I have walked away from many situations. I walked away from some because they no longer made me happy. I have changed and the situation no longer complemented who I had become. I wanted other things. I wanted a new environment. I wanted new kinds of challenges and new kinds of joys. I started thinking, feeling, speaking and behaving in new ways. I won’t call those situations “negative”, though. They’re a natural part of life.
On the other hand, I have also got out of situations because they were killing my spirit. I know that it’s a fact that we take control of our lives, that we decide how people and situations will affect us and that we can also choose how we respond to them.
But we can only take and endure so much. There is a limit to how much patience, understanding and strength we can squeeze out from ourselves at a given period of time. If the situation doesn’t improve, or if it gets worse, time will inevitably come that we will just have to cut ties and burn bridges to save what’s left of us.
Other people would never completely understand us because each of us feels differently and each of us has our own reasons for doing what we do.
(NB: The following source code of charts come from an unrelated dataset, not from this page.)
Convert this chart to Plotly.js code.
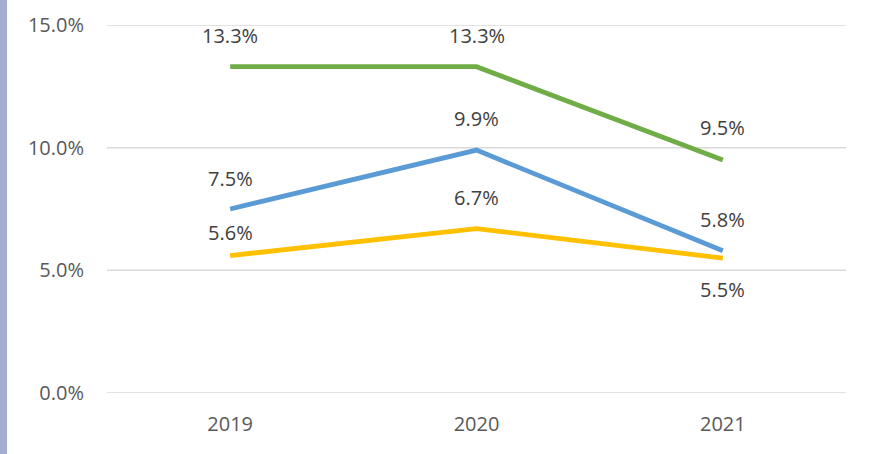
<!DOCTYPE html>
<html><head><meta charset="utf-8">
<script src="https://cdn.plot.ly/plotly-3.0.1.min.js"></script>
<style>body{margin:0;padding:0;background:#fff}#c{width:872px;height:454px}</style>
</head><body><div id="c"></div>
<script>
const years = ['2019', '2020', '2021'];
const greenVals = [13.3, 13.3, 9.5];
const blueVals = [7.5, 9.9, 5.8];
const yellowVals = [5.6, 6.7, 5.5];
const yTicks = [0, 5, 10, 15];
const yTickText = ['0.0%', '5.0%', '10.0%', '15.0%'];

const FONT = 'Open Sans';
const series = [
  {vals: greenVals, color: '#70ad47', shifts: [31, 31, 32]},
  {vals: blueVals, color: '#5b9bd5', shifts: [31, 32, 31]},
  {vals: yellowVals, color: '#ffc000', shifts: [23, 31, -31]}
];
const traces = series.map(s => ({
  x: years, y: s.vals, type: 'scatter', mode: 'lines',
  line: {color: s.color, width: 4.8},
  hoverinfo: 'skip'
}));
const annotations = [];
series.forEach(s => s.vals.forEach((v, i) => annotations.push({
  x: i, y: v, xref: 'x', yref: 'y', text: v.toFixed(1) + '%',
  showarrow: false, yshift: s.shifts[i],
  font: {family: FONT, size: 20, color: '#404040'}
})));
const shapes = yTicks.map(t => ({type: 'line', xref: 'paper', yref: 'y',
  x0: 0, x1: 1, y0: t, y1: t, line: {color: '#d9d9d9', width: 1.5}, layer: 'below'}));
shapes.push({type: 'rect', xref: 'paper', yref: 'paper',
  x0: -107/739, x1: -100/739, y0: -61/368, y1: 1 + 25/368,
  fillcolor: '#a4aed4', line: {width: 0}, layer: 'below'});
const layout = {
  width: 872, height: 454,
  margin: {l: 107, r: 26, t: 25, b: 61},
  paper_bgcolor: '#fff', plot_bgcolor: '#fff',
  showlegend: false,
  xaxis: {type: 'category', range: [-0.5, 2.5], showgrid: false, zeroline: false,
    showline: false, ticks: '', ticklabelstandoff: 17,
    tickfont: {family: FONT, size: 20, color: '#595959'}},
  yaxis: {range: [0, 15], tickvals: yTicks, ticktext: yTickText, showgrid: false,
    zeroline: false, showline: false, ticks: '', ticklabelstandoff: 22,
    tickfont: {family: FONT, size: 20, color: '#595959'}},
  annotations: annotations,
  shapes: shapes
};
Plotly.newPlot('c', traces, layout, {displayModeBar: false});
</script></body></html>
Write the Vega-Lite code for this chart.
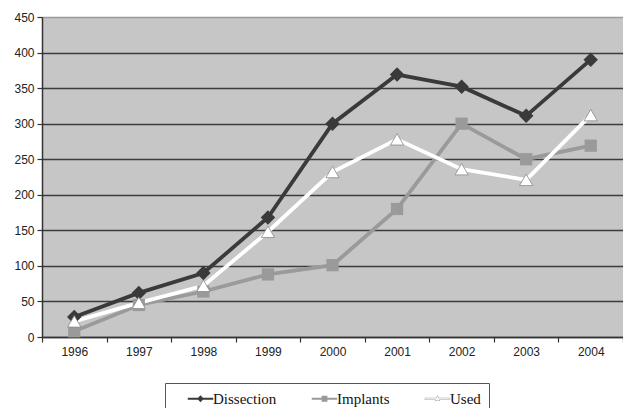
{
  "$schema": "https://vega.github.io/schema/vega-lite/v6.json",
  "width": 581,
  "height": 320,
  "autosize": {"type": "none"},
  "padding": {"left": 42, "top": 17, "right": 0, "bottom": 71},
  "background": "white",
  "config": {
    "view": {"fill": "#c6c6c6", "stroke": null},
    "axis": {"labelFont": "Liberation Sans", "labelFontSize": 12, "labelColor": "#222", "domainColor": "#333", "domainWidth": 1.5, "tickColor": "#333", "tickWidth": 1.2, "tickSize": 5, "title": null}
  },
  "data": {"values": [
    {"year": "1996", "series": "Dissection", "value": 28},
    {"year": "1997", "series": "Dissection", "value": 62},
    {"year": "1998", "series": "Dissection", "value": 90},
    {"year": "1999", "series": "Dissection", "value": 168},
    {"year": "2000", "series": "Dissection", "value": 300},
    {"year": "2001", "series": "Dissection", "value": 369},
    {"year": "2002", "series": "Dissection", "value": 352},
    {"year": "2003", "series": "Dissection", "value": 311},
    {"year": "2004", "series": "Dissection", "value": 390},
    {"year": "1996", "series": "Implants", "value": 8},
    {"year": "1997", "series": "Implants", "value": 45},
    {"year": "1998", "series": "Implants", "value": 64},
    {"year": "1999", "series": "Implants", "value": 88},
    {"year": "2000", "series": "Implants", "value": 101},
    {"year": "2001", "series": "Implants", "value": 180},
    {"year": "2002", "series": "Implants", "value": 300},
    {"year": "2003", "series": "Implants", "value": 250},
    {"year": "2004", "series": "Implants", "value": 269},
    {"year": "1996", "series": "Used", "value": 22},
    {"year": "1997", "series": "Used", "value": 48},
    {"year": "1998", "series": "Used", "value": 72},
    {"year": "1999", "series": "Used", "value": 148},
    {"year": "2000", "series": "Used", "value": 232},
    {"year": "2001", "series": "Used", "value": 278},
    {"year": "2002", "series": "Used", "value": 236},
    {"year": "2003", "series": "Used", "value": 221},
    {"year": "2004", "series": "Used", "value": 312}
  ]},
  "encoding": {
    "x": {"field": "year", "type": "ordinal", "scale": {"type": "band", "paddingInner": 0, "paddingOuter": 0},
      "axis": {"labelAngle": 0, "tickBand": "extent", "labelPadding": 4, "grid": false}},
    "y": {"field": "value", "type": "quantitative", "scale": {"domain": [0, 450], "nice": false},
      "axis": {"values": [0, 50, 100, 150, 200, 250, 300, 350, 400, 450], "labelPadding": 3, "grid": true,
        "gridColor": {"condition": {"test": "datum.value == 450", "value": "#9a9a9a"}, "value": "#3c3c3c"}, "gridWidth": 1.4}}
  },
  "layer": [
    {"mark": {"type": "line", "strokeWidth": 3.8},
     "encoding": {
       "color": {"field": "series", "type": "nominal",
         "scale": {"domain": ["Dissection", "Implants", "Used"], "range": ["#3a3a3a", "#9a9a9a", "#ffffff"]}, "legend": null}
     }},
    {"mark": {"type": "point", "filled": true, "opacity": 1},
     "encoding": {
       "color": {"field": "series", "type": "nominal",
         "scale": {"domain": ["Dissection", "Implants", "Used"], "range": ["#3a3a3a", "#9a9a9a", "#ffffff"]}, "legend": null},
       "shape": {"condition": [{"test": "datum.series == 'Dissection'", "value": "diamond"}, {"test": "datum.series == 'Implants'", "value": "square"}], "value": "triangle-up"},
       "size": {"condition": [{"test": "datum.series == 'Dissection'", "value": 210}, {"test": "datum.series == 'Implants'", "value": 150}], "value": 175},
       "stroke": {"condition": {"test": "datum.series == 'Used'", "value": "#8a8a8a"}, "value": null},
       "strokeWidth": {"value": 0.8}
     }},
    {"transform": [{"filter": "datum.value < 0"}],
     "mark": {"type": "point", "filled": true, "opacity": 1, "size": 100, "strokeWidth": 0},
     "encoding": {
       "color": {"field": "series", "type": "nominal",
         "scale": {"domain": ["Dissection", "Implants", "Used"], "range": ["#3a3a3a", "#9a9a9a", "#a0a0a0"]},
         "legend": {
           "title": null, "orient": "none", "direction": "horizontal", "legendX": 123, "legendY": 366,
           "labelFont": "Liberation Serif", "labelFontSize": 15, "labelColor": "#111",
           "strokeColor": "#555", "fillColor": "white", "padding": 8,
           "symbolSize": 100, "symbolStrokeWidth": 0, "symbolOffset": 20, "labelOffset": 5, "columnPadding": 20
         }},
       "shape": {"field": "series", "type": "nominal",
         "scale": {"domain": ["Dissection", "Implants", "Used"], "range": [
           "M-2.55,-0.22L2.55,-0.22L2.55,0.22L-2.55,0.22Z M0,-0.68L0.68,0L0,0.68L-0.68,0Z",
           "M-2.55,-0.22L2.55,-0.22L2.55,0.22L-2.55,0.22Z M-0.58,-0.58L0.58,-0.58L0.58,0.58L-0.58,0.58Z",
           "M-2.55,-0.22L-0.27,-0.22L0,-0.75L0.27,-0.22L2.55,-0.22L2.55,0.22L0.45,0.22L0.55,0.45L-0.55,0.45L-0.45,0.22L-2.55,0.22Z M-2.44,0.11L-0.35,0.11L-0.4,0.34L0.4,0.34L0.35,0.11L2.44,0.11L2.44,-0.11L0.21,-0.11L0,-0.52L-0.21,-0.11L-2.44,-0.11Z"]},
         "legend": {
           "title": null, "orient": "none", "direction": "horizontal", "legendX": 123, "legendY": 366,
           "labelFont": "Liberation Serif", "labelFontSize": 15, "labelColor": "#111",
           "strokeColor": "#555", "fillColor": "white", "padding": 8,
           "symbolSize": 100, "symbolStrokeWidth": 0, "symbolOffset": 20, "labelOffset": 5, "columnPadding": 20
         }}
     }}
  ],
  "resolve": {"scale": {"color": "independent", "shape": "independent"}, "legend": {"color": "independent", "shape": "independent"}}
}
But leaving these situations and disappointing certain people (read: making them hate me) will never be easy. That’s exactly how we know that we are serious about our decision to leave, because we are willing to endure the stress it brings.
Leaving negative situations doesn’t put an end on all kinds of stress. It brings a different kind of stress. But this stress will eventually be the end to all the stresses that gave birth to it.
I have burned bridges and until now I am not completely comfortable about it. But I guess I don’t have to. I have earned my pride in myself knowing that I can make decisive and difficult decisions if I need to.